State-mandated retirement plans: What are they?
First things first: state-mandated retirement plans require employers to offer their workers access to a retirement savings program or savings opportunity. These are state mandates to offer a plan – you do not have to choose your state’s specific plan – you are free to pick what you think is best for your employees and company.
Currently, 19 states have some type of state-facilitated retirement program active or in the works, and more participants could be on the horizon. Most cover private-sector employees, with Massachusetts the current exception: their state plan is only available for non-profits.
These plans continue to pick up steam because many individuals are in a tough spot approaching retirement age. There are some sobering stats and details out there:
- Around 45% of households have zero retirement assets
- The Brookings Institute reports a growing gap between Americans with and without access to retirement plans
- An estimated 57.3 million private-sector workers don’t have access to a retirement plan through their employer
It’s not all doom and gloom, though. State-mandated plans could chip away at these numbers. Studies suggest 75% of workers may be more inclined to save for retirement when their employers offer a 401(k) or other savings program.
There’s also evidence that when businesses make it easier for employees to sock away a portion of their paycheck toward savings, it can make a big difference. For example, Americans are 15 more times more likely to save for retirement if they can do so at work.
How do state-mandated retirement plans commonly work?
Programs vary, but most state-sponsored plans stick with Roth IRAs. Employees pay tax on contributions today – the investment grows – and it is generally tax-free income when they reach retirement age. Some states have traditional IRAs where contributions can be made pre-tax – when you start to withdraw funds – the income can be subject to taxes. From state to state, plans generally do have some things in common.

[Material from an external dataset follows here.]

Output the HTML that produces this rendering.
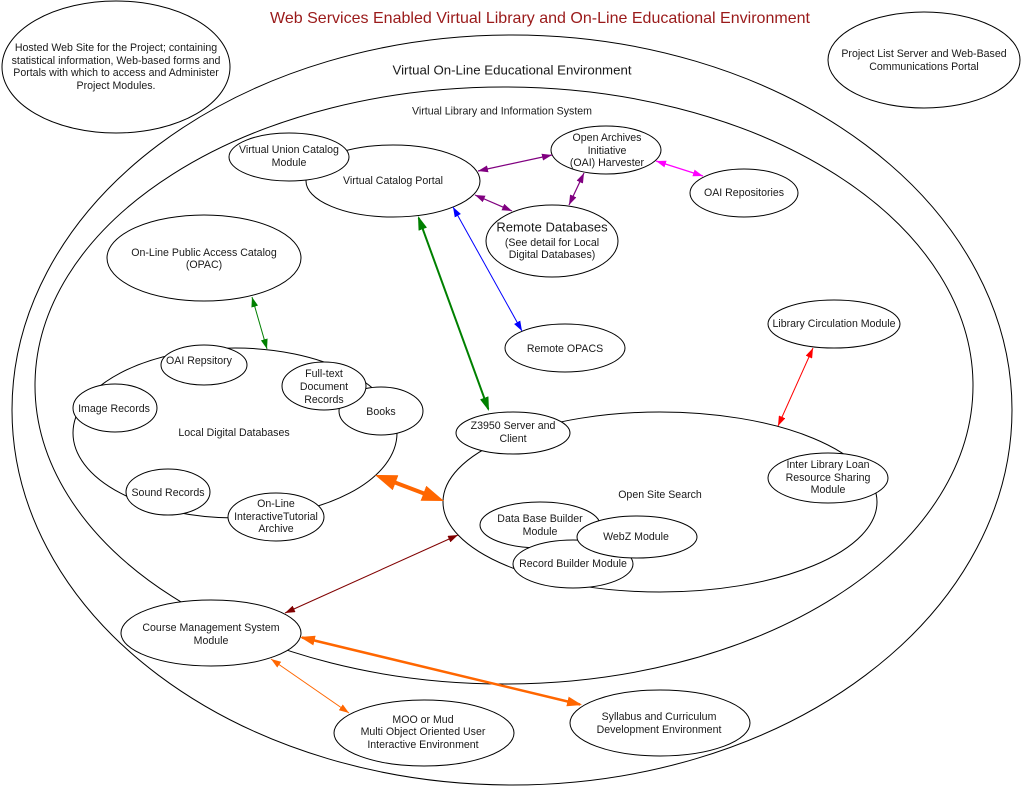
<!DOCTYPE html>
<html>
<head>
<meta charset="utf-8">
<style>
  html,body{margin:0;padding:0;background:#fff;}
  svg{display:block;}
  text{font-family:"Liberation Sans",Arial,sans-serif;fill:#1a1a1a;}
  .t{font-size:10.6px;text-anchor:middle;}
  ellipse{stroke:#000;stroke-width:1;}
  .w{fill:#fff;}
  .n{fill:none;}
</style>
</head>
<body>
<svg width="1021" height="787" viewBox="0 0 1021 787" xmlns="http://www.w3.org/2000/svg">
  <defs>
    <marker id="mP" viewBox="0 0 10 7" refX="10" refY="3.5" markerWidth="10" markerHeight="7" markerUnits="userSpaceOnUse" orient="auto-start-reverse"><path d="M0,0 L10,3.5 L0,7 z" fill="#800080"/></marker>
    <marker id="mM" viewBox="0 0 10 7" refX="10" refY="3.5" markerWidth="10" markerHeight="7" markerUnits="userSpaceOnUse" orient="auto-start-reverse"><path d="M0,0 L10,3.5 L0,7 z" fill="#ff00ff"/></marker>
    <marker id="mB" viewBox="0 0 10 7" refX="10" refY="3.5" markerWidth="10" markerHeight="7" markerUnits="userSpaceOnUse" orient="auto-start-reverse"><path d="M0,0 L10,3.5 L0,7 z" fill="#0000ff"/></marker>
    <marker id="mG" viewBox="0 0 10 7" refX="10" refY="3.5" markerWidth="10" markerHeight="7" markerUnits="userSpaceOnUse" orient="auto-start-reverse"><path d="M0,0 L10,3.5 L0,7 z" fill="#008000"/></marker>
    <marker id="mG2" viewBox="0 0 14 9" refX="12" refY="4.5" markerWidth="14" markerHeight="9" markerUnits="userSpaceOnUse" orient="auto-start-reverse"><path d="M0,0 L14,4.5 L0,9 z" fill="#008000"/></marker>
    <marker id="mR" viewBox="0 0 10 7" refX="10" refY="3.5" markerWidth="10" markerHeight="7" markerUnits="userSpaceOnUse" orient="auto-start-reverse"><path d="M0,0 L10,3.5 L0,7 z" fill="#ff0000"/></marker>
    <marker id="mD" viewBox="0 0 10 7" refX="10" refY="3.5" markerWidth="10" markerHeight="7" markerUnits="userSpaceOnUse" orient="auto-start-reverse"><path d="M0,0 L10,3.5 L0,7 z" fill="#800000"/></marker>
    <marker id="mO" viewBox="0 0 10 7" refX="10" refY="3.5" markerWidth="10" markerHeight="7" markerUnits="userSpaceOnUse" orient="auto-start-reverse"><path d="M0,0 L10,3.5 L0,7 z" fill="#ff6600"/></marker>
    <marker id="mO2" viewBox="0 0 15 10" refX="13" refY="5" markerWidth="15" markerHeight="10" markerUnits="userSpaceOnUse" orient="auto-start-reverse"><path d="M0,0 L15,5 L0,10 z" fill="#ff6600"/></marker>
    <marker id="mO3" viewBox="0 0 22 16" refX="14" refY="8" markerWidth="22" markerHeight="16" markerUnits="userSpaceOnUse" orient="auto-start-reverse"><path d="M0,0 L22,8 L0,16 z" fill="#ff6600"/></marker>
  </defs>

  <!-- top-level ellipses -->
  <ellipse class="w" cx="116" cy="67" rx="114" ry="66"/>
  <ellipse class="w" cx="924" cy="60" rx="96" ry="48"/>

  <!-- big containers -->
  <ellipse class="n" cx="512" cy="410" rx="500" ry="375"/>
  <ellipse class="n" cx="504" cy="385.5" rx="469" ry="298.5"/>

  <!-- catalog portal group -->
  <ellipse class="w" cx="393" cy="181" rx="87" ry="36"/>
  <ellipse class="w" cx="289" cy="157" rx="60" ry="24"/>
  <ellipse class="w" cx="606" cy="150" rx="55" ry="24"/>
  <ellipse class="w" cx="744" cy="193" rx="54" ry="24"/>
  <ellipse class="w" cx="552" cy="241" rx="66" ry="36"/>

  <ellipse class="w" cx="204" cy="258" rx="97" ry="43"/>
  <ellipse class="w" cx="565" cy="348" rx="60" ry="24"/>
  <ellipse class="w" cx="834" cy="324" rx="66" ry="24"/>

  <!-- local digital databases -->
  <ellipse class="w" cx="235" cy="433" rx="162" ry="85"/>
  <ellipse class="w" cx="204" cy="365" rx="43" ry="20"/>
  <ellipse class="w" cx="115" cy="408" rx="42" ry="24"/>
  <ellipse class="w" cx="381" cy="411" rx="42" ry="24"/>
  <ellipse class="w" cx="324" cy="386" rx="42" ry="24"/>
  <ellipse class="w" cx="168" cy="492" rx="42" ry="23"/>
  <ellipse class="w" cx="276" cy="517" rx="48" ry="24"/>

  <!-- open site search -->
  <ellipse class="w" cx="660" cy="502" rx="217" ry="90"/>
  <ellipse class="w" cx="513" cy="433" rx="57" ry="21"/>
  <ellipse class="w" cx="828" cy="478" rx="60" ry="25"/>
  <ellipse class="w" cx="540" cy="525" rx="60" ry="23"/>
  <ellipse class="w" cx="573" cy="564" rx="60" ry="24"/>
  <ellipse class="w" cx="637" cy="537" rx="60" ry="21"/>

  <!-- course management -->
  <ellipse class="w" cx="211" cy="633" rx="90" ry="33"/>
  <ellipse class="w" cx="424" cy="733" rx="90" ry="33"/>
  <ellipse class="w" cx="660" cy="723" rx="90" ry="33"/>

  <!-- connectors -->
  <g fill="none">
    <line x1="478" y1="171" x2="552" y2="155" stroke="#800080" stroke-width="1.2" marker-start="url(#mP)" marker-end="url(#mP)"/>
    <line x1="475" y1="195" x2="512" y2="211" stroke="#800080" stroke-width="1.2" marker-start="url(#mP)" marker-end="url(#mP)"/>
    <line x1="584" y1="173" x2="569" y2="205" stroke="#800080" stroke-width="1.2" marker-start="url(#mP)" marker-end="url(#mP)"/>
    <line x1="656" y1="161" x2="703" y2="176" stroke="#ff00ff" stroke-width="1.2" marker-start="url(#mM)" marker-end="url(#mM)"/>
    <line x1="453" y1="207" x2="522" y2="331" stroke="#0000ff" stroke-width="1" marker-start="url(#mB)" marker-end="url(#mB)"/>
    <line x1="418.7" y1="217.9" x2="488.3" y2="409.1" stroke="#008000" stroke-width="2" marker-start="url(#mG2)" marker-end="url(#mG2)"/>
    <line x1="252" y1="297" x2="267" y2="349" stroke="#008000" stroke-width="1" marker-start="url(#mG)" marker-end="url(#mG)"/>
    <line x1="813" y1="348" x2="778" y2="426" stroke="#ff0000" stroke-width="1" marker-start="url(#mR)" marker-end="url(#mR)"/>
    <line x1="382.5" y1="477.8" x2="436.5" y2="498.2" stroke="#ff6600" stroke-width="4" marker-start="url(#mO3)" marker-end="url(#mO3)"/>
    <line x1="458" y1="535" x2="285" y2="613" stroke="#800000" stroke-width="1" marker-start="url(#mD)" marker-end="url(#mD)"/>
    <line x1="301.9" y1="637.5" x2="580.1" y2="704.5" stroke="#ff6600" stroke-width="2.5" marker-start="url(#mO2)" marker-end="url(#mO2)"/>
    <line x1="271" y1="659" x2="349" y2="713" stroke="#ff6600" stroke-width="1" marker-start="url(#mO)" marker-end="url(#mO)"/>
  </g>

  <!-- labels -->
  <text x="540" y="23" font-size="16" text-anchor="middle" textLength="540" lengthAdjust="spacingAndGlyphs" style="fill:#9a1a1a">Web Services Enabled Virtual Library and On-Line Educational Environment</text>

  <text class="t" x="116" y="51">Hosted Web Site for the Project; containing</text>
  <text class="t" x="116" y="64">statistical information, Web-based forms and</text>
  <text class="t" x="116" y="76">Portals with which to access and Administer</text>
  <text class="t" x="116" y="89">Project Modules.</text>

  <text class="t" x="924" y="57">Project List Server and Web-Based</text>
  <text class="t" x="924" y="70">Communications Portal</text>

  <text x="512" y="74.5" font-size="12.8" text-anchor="middle" textLength="239" lengthAdjust="spacingAndGlyphs">Virtual On-Line Educational Environment</text>
  <text class="t" x="502" y="114.5">Virtual Library and Information System</text>

  <text class="t" x="289" y="153">Virtual Union Catalog</text>
  <text class="t" x="289" y="166">Module</text>
  <text class="t" x="393" y="184">Virtual Catalog Portal</text>

  <text class="t" x="607" y="141">Open Archives</text>
  <text class="t" x="607" y="154">Initiative</text>
  <text class="t" x="607" y="166">(OAI) Harvester</text>
  <text class="t" x="744" y="196">OAI Repositories</text>

  <text x="552" y="231.5" font-size="13" text-anchor="middle">Remote Databases</text>
  <text class="t" x="552" y="246">(See detail for Local</text>
  <text class="t" x="552" y="258">Digital Databases)</text>

  <text class="t" x="204" y="256">On-Line Public Access Catalog</text>
  <text class="t" x="204" y="268">(OPAC)</text>

  <text class="t" x="565" y="352">Remote OPACS</text>
  <text class="t" x="834" y="327">Library Circulation Module</text>

  <text class="t" x="199" y="364">OAI Repsitory</text>
  <text class="t" x="114" y="412">Image Records</text>
  <text class="t" x="324" y="377">Full-text</text>
  <text class="t" x="324" y="390">Document</text>
  <text class="t" x="324" y="403">Records</text>
  <text class="t" x="381" y="415">Books</text>
  <text class="t" x="234" y="436">Local Digital Databases</text>
  <text class="t" x="168" y="496">Sound Records</text>
  <text class="t" x="276" y="507">On-Line</text>
  <text class="t" x="276" y="520">InteractiveTutorial</text>
  <text class="t" x="276" y="532">Archive</text>

  <text class="t" x="513" y="429">Z3950 Server and</text>
  <text class="t" x="513" y="442">Client</text>
  <text class="t" x="828" y="468">Inter Library Loan</text>
  <text class="t" x="828" y="481">Resource Sharing</text>
  <text class="t" x="828" y="493">Module</text>
  <text class="t" x="660" y="498">Open Site Search</text>
  <text class="t" x="540" y="522">Data Base Builder</text>
  <text class="t" x="540" y="535">Module</text>
  <text class="t" x="636" y="540">WebZ Module</text>
  <text class="t" x="573" y="567">Record Builder Module</text>

  <text class="t" x="211" y="631">Course Management System</text>
  <text class="t" x="211" y="644">Module</text>
  <text class="t" x="423" y="723">MOO or Mud</text>
  <text class="t" x="423" y="735">Multi Object Oriented User</text>
  <text class="t" x="423" y="748">Interactive Environment</text>
  <text class="t" x="659" y="720">Syllabus and Curriculum</text>
  <text class="t" x="659" y="733">Development Environment</text>
</svg>
</body>
</html>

Some things employers might want to know:
- Usually, you must participate if you have five or more employees and don’t currently offer a retirement plan or provide staffers access to one.
- Some states such as Connecticut and Oregon can work with a number of small business payroll systems to process deductions.
- Already offer a plan? Typically, you can register for an exemption on your state’s website.
Some things employees might want to know:
- Depending on the state, there is automatic enrollment for new hires after 30 to 60 days.
- Generally, plans deduct three to five percent of an employee’s paycheck.
- Employees can opt-out whenever they choose or change the amount they contribute.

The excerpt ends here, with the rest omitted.